Bellatrix Exploration Ltd. said a $300-million joint venture deal with a South Korean firm to develop light oil plays in west-central Alberta is off, as the unnamed company was not able to meet the closing conditions by the May 31 deadline.
In the past few years, Canadian oil and gas companies have increasingly come to rely on investment from fast-growing Asia, particularly in the form of joint venture partnerships.
More recently, however, a number of planned deals in the energy sector have failed to materialize amid concerns about project returns, volatile oil prices and congestion in pipelines that transport Alberta oil to market.
The Canadian government’s policy to block major oil sands takeovers by foreign state-owned enterprises in the wake of the deal between China’s CNOOC Ltd. and Nexen Inc. has also added a chill in the broader energy sector.
A Bellatrix news release on Monday said the Calgary-based company “will consider alternative joint venture partners for the proposed Ferrier-area Cardium joint venture as well as continuing to consider other joint venture partners for the company’s other interests in the Cardium resource play.”
Shares of Bellatrix dropped 35 cents or 6.4 per cent to close at $5.10 on the Toronto Stock Exchange Monday, and traded as low as $4.70 during the day.
Company executives were not available for further comment. The news release said Bellatrix chief executive officer Raymond Smith was on his way back from Seoul. A conference call is scheduled for Tuesday.
The agreement, announced in January, was to see the South Korean partner contribute 50 per cent, or $150-million, to participate in a program likely to include 83 wells drilled north of Rocky Mountain House in the Cardium resource play. A condition of the deal was to keep the name of the South Korean private investment fund under wraps.
At the time, Bellatrix said its capital expenditure plan for 2013 is expected to increase to between $230-million and $240-million – not including the money from the joint venture partner – up from a previously announced $180-million.

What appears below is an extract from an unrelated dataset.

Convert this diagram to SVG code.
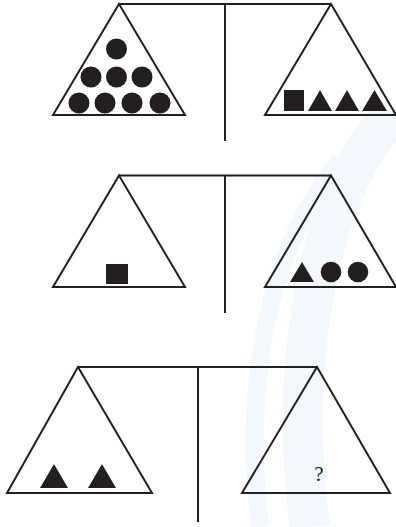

AltaCorp Capital Inc. analyst Jeremy McCrea said Bellatrix has other joint venture prospects, including some in South Korea. Mr. McCrea also said the talks with the unnamed Seoul-based private investment fund continue.
“They’ve been working with the Korean fund for the last few months,” he said. “The reason why they ended this [joint venture] with the Korean group was they were still requiring more due diligence, and Bellatrix said at the end of the day, we’ve got three to four other parties here that want to do a deal with us. We’re no longer going to give you the exclusivity option any more … but let’s still keep talking.”
Mr. McCrea said on Monday the company has not given new guidance yet.
Bellatrix, with oil and gas assets in Alberta, Saskatchewan and British Columbia, is the tenth largest player in the massive Cardium region when it comes to operated wells brought on stream since 2011, Mr. McCrea said.